Good ventilation is also necessary for proper coating cure.
220.127.116.11 Mixing/Thinning. Paints must be properly mixed as described in Section 7. Paint solids often settle out during storage and must be completely blended into the paint vehicle, resulting in homogeneous mixture. For multi-component paints, the inspector should ensure that all components have been mixed in the proper proportion, that the mixing is thorough and that the resulting paint is uniform in appearance. Required induction times must also be met to obtain satisfactory application and film properties. Although the paint manufacturer prepares paint to produce a consistency for brushing, rolling, or spraying, sometimes additional thinning is permitted in the specification. Thinning of the paint must follow manufacturer’s instructions for both type and amount of solvent. A thinned paint will cover more surface area but the dry film thickness will be less and may not meet the requirements of the specification.
18.104.22.168 Film Thickness. Contract specifications may require a minimum and/or a maximum dry film thickness for each coating application. Wet film thickness measurements made at the time of paint application are used to estimate dry film thickness so that appropriate adjustments in the application procedure can be made to meet the specification. Wet film thicknesses are not used in meeting contract requirements because of the many factors (solvent evaporation, wetting energies) that affect the measurement. Procedures for making wet film thickness are described in ASTM D 4414, Wet Film Thickness by Notch Gages and in Section 10. The dry film thickness is estimated from the wet film thickness according to:
Dry Film Thickness = Wet Film Thickness x Percent Volume Solids
The percent volume solids is available from the coating manufacturer’s data and should be part of the inspector’s records.

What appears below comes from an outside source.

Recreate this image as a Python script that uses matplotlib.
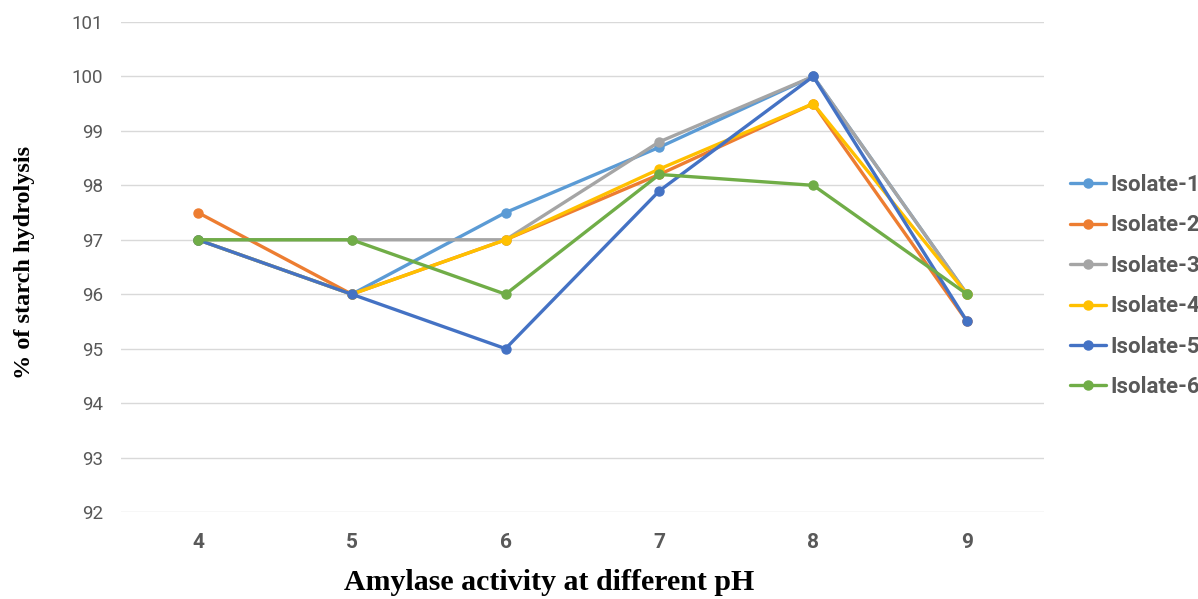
import matplotlib
matplotlib.use("Agg")
import matplotlib.pyplot as plt

ph = [4, 5, 6, 7, 8, 9]
series_names = ["Isolate-1", "Isolate-2", "Isolate-3", "Isolate-4", "Isolate-5", "Isolate-6"]
isolate1 = [97, 96, 97.5, 98.7, 100, 96]
isolate2 = [97.5, 96, 97, 98.2, 99.5, 95.5]
isolate3 = [97, 97, 97, 98.8, 100, 96]
isolate4 = [97, 96, 97, 98.3, 99.5, 96]
isolate5 = [97, 96, 95, 97.9, 100, 95.5]
isolate6 = [97, 97, 96, 98.2, 98, 96]
colors = ["#5B9BD5", "#ED7D31", "#A5A5A5", "#FFC000", "#4472C4", "#70AD47"]
yticks = [92, 93, 94, 95, 96, 97, 98, 99, 100, 101]

data = [isolate1, isolate2, isolate3, isolate4, isolate5, isolate6]

W, H = 1198, 599
fig = plt.figure(figsize=(W / 100, H / 100), dpi=100)
ax = fig.add_axes([121 / W, 1 - 512 / H, (1044 - 121) / W, (512 - 22) / H])

for name, vals, c in zip(series_names, data, colors):
    ax.plot(ph, vals, color=c, lw=2.4, marker="o", ms=6.5, label=name,
            solid_capstyle="round", solid_joinstyle="round")

ax.set_xlim(3.5, 9.5)
ax.set_ylim(92, 101)
ax.set_yticks(yticks)
ax.set_xticks(ph)
ax.grid(axis="y", color="#D9D9D9", lw=1)
ax.set_axisbelow(True)
for s in ax.spines.values():
    s.set_visible(False)
ax.tick_params(length=0)
ax.tick_params(axis="y", pad=13, labelsize=13.5, labelcolor="#595959")
ax.tick_params(axis="x", pad=15, labelsize=15, labelcolor="#595959")
for lab in ax.get_xticklabels():
    lab.set_fontweight("bold")
    lab.set_family("Roboto")
for lab in ax.get_yticklabels():
    lab.set_family("Roboto")

leg = fig.legend(loc="upper left", bbox_to_anchor=(1070 / W, 1 - 174 / H), frameon=False,
                 prop={"family": "Roboto", "weight": "bold", "size": 16},
                 labelspacing=0.83, handlelength=1.6, handletextpad=0.2,
                 borderpad=0, borderaxespad=0)
for t in leg.get_texts():
    t.set_color("#595959")

fig.text(549 / W, 1 - 583 / H, "Amylase activity at different pH", ha="center", va="center",
         family="Liberation Serif", weight="bold", fontsize=21.5)
fig.text(25 / W, 1 - 262 / H, "% of starch hydrolysis", ha="center", va="center", rotation=90,
         family="Liberation Serif", weight="bold", fontsize=17.5)

fig.savefig("out.png", dpi=100)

Dry film measurements are made after the coating has hardened. For steel surfaces, thickness measurements can be made according to SSPC PA 2 or ASTM D 1186 or ASTM D 1400, Nondestructive Measurement of Dry Film Thickness of Nonconductive Coatings Applied to a Nonferrous Metal Base. (There are some differences in calibration procedures between SSPC PA 2 and the ASTM standards. If the contract specification does not specify the exact procedures to be used, the procedures should be agreed upon, and the agreement documented, during the preconstruction conference.) ASTM D 4128, Identification of Organic Compounds in Water by Combined Gas Chromatography and Electron Impact Mass Spectrometry describes a destructive procedure for measuring coating thickness on non-metallic substrates using a Tooke gage (refer to Section 10). If the contract specification requires minimum film thicknesses for each layer, the measurements must be made after each layer has cured, taking care not to depress soft coatings during measurements.

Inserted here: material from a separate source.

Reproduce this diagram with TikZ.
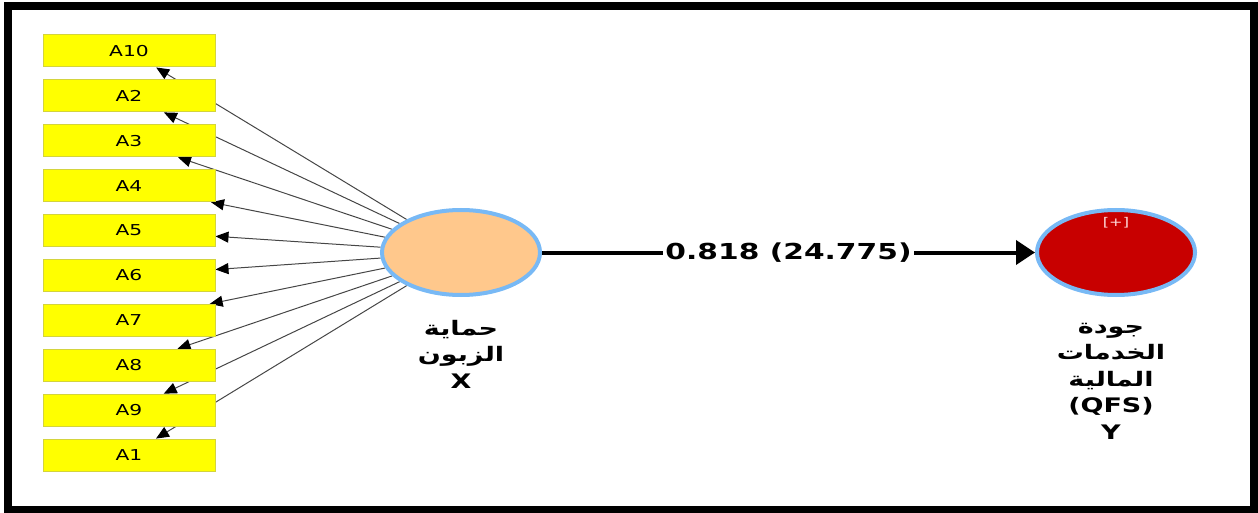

22.214.171.124 Drying. The inspector should ensure that a previous coat has dried or cured as required by the contract specification before another coat is applied. For most thermosetting coatings, manufacturers specify a maximum, as well as a minimum, curing time before application of the next coat. In some situations, a coating manufacturer may require use of a methyl ethyl ketone (MEK) rub test to assess curing prior to application of another layer. The inspector’s record should provide information so that the dry/cure time for each layer can be determined.

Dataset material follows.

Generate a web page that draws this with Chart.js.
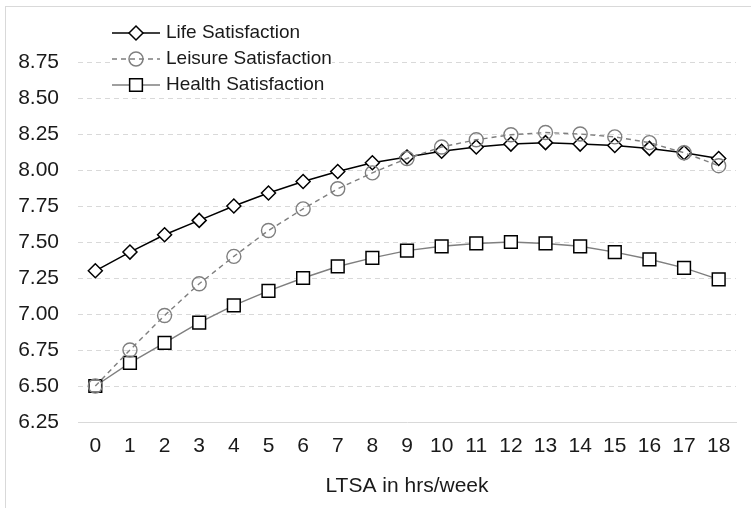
<!DOCTYPE html>
<html>
<head>
<meta charset="utf-8">
<script src="https://cdn.jsdelivr.net/npm/chart.js@4.4.1/dist/chart.umd.min.js"></script>
<style>
  body { margin: 0; background: #fff; }
  canvas { display: block; }
</style>
</head>
<body>
<canvas id="lineChart" width="751" height="508"></canvas>
<script>
// data
const hours = ['0', '1', '2', '3', '4', '5', '6', '7', '8', '9', '10', '11', '12', '13', '14', '15', '16', '17', '18'];
const lifeSat = [7.30, 7.43, 7.55, 7.65, 7.75, 7.84, 7.92, 7.99, 8.05, 8.09, 8.13, 8.16, 8.18, 8.19, 8.18, 8.17, 8.15, 8.12, 8.08];
const leisureSat = [6.50, 6.75, 6.99, 7.21, 7.40, 7.58, 7.73, 7.87, 7.98, 8.08, 8.16, 8.21, 8.245, 8.26, 8.25, 8.23, 8.19, 8.12, 8.03];
const healthSat = [6.50, 6.66, 6.80, 6.94, 7.06, 7.16, 7.25, 7.33, 7.39, 7.44, 7.47, 7.49, 7.50, 7.49, 7.47, 7.43, 7.38, 7.32, 7.24];
const yTicks = [6.25, 6.50, 6.75, 7.00, 7.25, 7.50, 7.75, 8.00, 8.25, 8.50, 8.75];

const FONT = "'Liberation Sans', Arial, sans-serif";
const TEXT = '#1a1a1a';
const GREY = '#7f7f7f';

// frame + legend drawn on top of the plot (like the Excel original)
const frameAndLegend = {
    id: 'frameAndLegend',
    afterDraw(chart) {
        const c = chart.ctx;
        c.save();
        c.strokeStyle = '#d9d9d9';
        c.lineWidth = 1;
        c.strokeRect(5.5, 6.5, 1000, 1000);

        c.fillStyle = '#fff';
        c.fillRect(110, 20, 222, 76);

        const rows = [
            { label: 'Life Satisfaction', y: 33, line: '#000', dash: [], style: 'rectRot', r: 7, fill: '#fff', stroke: '#000' },
            { label: 'Leisure Satisfaction', y: 59, line: GREY, dash: [5, 4], style: 'circle', r: 7, fill: 'rgba(0,0,0,0)', stroke: GREY },
            { label: 'Health Satisfaction', y: 85, line: GREY, dash: [], style: 'rect', r: 9, fill: '#fff', stroke: '#000' }
        ];
        rows.forEach(row => {
            c.beginPath();
            c.setLineDash(row.dash);
            c.strokeStyle = row.line;
            c.lineWidth = 1.4;
            c.moveTo(112, row.y);
            c.lineTo(160, row.y);
            c.stroke();
            c.setLineDash([]);
            c.fillStyle = row.fill;
            c.strokeStyle = row.stroke;
            c.lineWidth = 1.5;
            Chart.helpers.drawPoint(c, { pointStyle: row.style, radius: row.r, borderWidth: 1.5 }, 136, row.y);
            c.fillStyle = TEXT;
            c.font = '19px ' + FONT;
            c.textBaseline = 'middle';
            c.fillText(row.label, 166, row.y);
        });
        c.restore();
    }
};

const ctx = document.getElementById('lineChart').getContext('2d');
const lineChart = new Chart(ctx, {
    type: 'line',
    data: {
        labels: hours,
        datasets: [{
            label: 'Life Satisfaction',
            data: lifeSat,
            borderColor: '#000',
            borderWidth: 1.5,
            pointStyle: 'rectRot',
            pointRadius: 7,
            pointBackgroundColor: '#fff',
            pointBorderColor: '#000',
            pointBorderWidth: 1.5,
            order: 2
        }, {
            label: 'Leisure Satisfaction',
            data: leisureSat,
            borderColor: GREY,
            borderWidth: 1.4,
            borderDash: [5, 4],
            pointStyle: 'circle',
            pointRadius: 7,
            pointBackgroundColor: 'rgba(0,0,0,0)',
            pointBorderColor: GREY,
            pointBorderWidth: 1.4,
            order: 1
        }, {
            label: 'Health Satisfaction',
            data: healthSat,
            borderColor: GREY,
            borderWidth: 1.4,
            pointStyle: 'rect',
            pointRadius: 9,
            pointBackgroundColor: '#fff',
            pointBorderColor: '#000',
            pointBorderWidth: 1.5,
            order: 3
        }]
    },
    options: {
        responsive: false,
        animation: false,
        layout: { padding: { top: 62, right: 15, left: 0, bottom: 0 } },
        plugins: {
            legend: { display: false },
            tooltip: { enabled: false }
        },
        scales: {
            x: {
                offset: true,
                grid: { display: false, drawTicks: false },
                border: { display: true, color: '#d9d9d9', width: 1 },
                ticks: { color: TEXT, font: { family: FONT, size: 21 }, padding: 12, maxRotation: 0, autoSkip: false },
                title: { display: true, text: 'LTSA in hrs/week', color: TEXT, font: { family: FONT, size: 21 }, padding: { top: 8, bottom: 9 } },
                afterFit(scale) { scale.height = 86; }
            },
            y: {
                min: 6.25,
                max: 8.75,
                afterBuildTicks(scale) { scale.ticks = yTicks.map(v => ({ value: v })); },
                grid: { color: '#d9d9d9', lineWidth: 1, drawTicks: false },
                border: { display: false, dash: [5, 4] },
                ticks: {
                    color: TEXT,
                    font: { family: FONT, size: 21 },
                    padding: 19,
                    callback: v => Number(v).toFixed(2)
                },
                afterFit(scale) { scale.width = 78; }
            }
        }
    },
    plugins: [frameAndLegend]
});
</script>
</body>
</html>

9.6.9 Final Approval Procedures. The final approval
inspection is very important since it determines whether the contract requirements have been met, and whether identified deficiencies have been corrected. Since most coatings function as a barrier and since the protection of a surface is usually directly related to coating thickness and continuity, inspection of coating thickness and film continuity are essential. The following checklist can be used to inspect the final job:
a) Examine, as required by the specification, the cured coating system for visual defects, such as runs, sags, blistering, orange peel, spray contaminants, mechanical damage, color and gloss uniformity, and incomplete coverage. Note any areas of rusting, or other evidence of premature failure of the coating system.
b) If defects are observed, bring them to the attention of the contractor for correction. If resolution of the corrective action cannot be reached with the contractor, bring the matter to the attention of the contracting officer. Dated photographs of the defects could become part of the inspector’s records, if deemed appropriate.
c) Measure and record the total dry film thickness using appropriate gages. When the Tooke gage is used, the coating must later be repaired.
d) Measure adhesion as required in the contract specification. Adhesion measurements vary from those made with a knife (ASTM D 3359, Measuring Adhesion by Tape) to those that determine the amount of force needed to remove a dolly (Section 10 and ASTM D 4541, Pull-Off Strength of Coatings Using Portable Adhesion Testers) that has been cemented to the surface.
e) Examine the coatings on steel structures for pinholes using a holiday detector as described in NACE RP0188 and Section 10, if required in the contract specification.
f) Record the results of observations in the record book. Document photographs taken and retain in the record book.
9.6.10 Year Warranty Inspection. The warranty inspection includes a visual inspection of the film, and may involve a chalk, film thickness, and adhesion measurements. Since the film was found to be essentially free of defects upon completion of the job, a goal of the inspection is to identify contractually unacceptable defects that have formed during the course of the year. Resolution of film deficiencies should follow the same steps as for the final inspection. Deficiencies should be recorded in the logbook. Documented photographs (date, location, and photographer) should be included if deemed necessary to resolve contract disputes.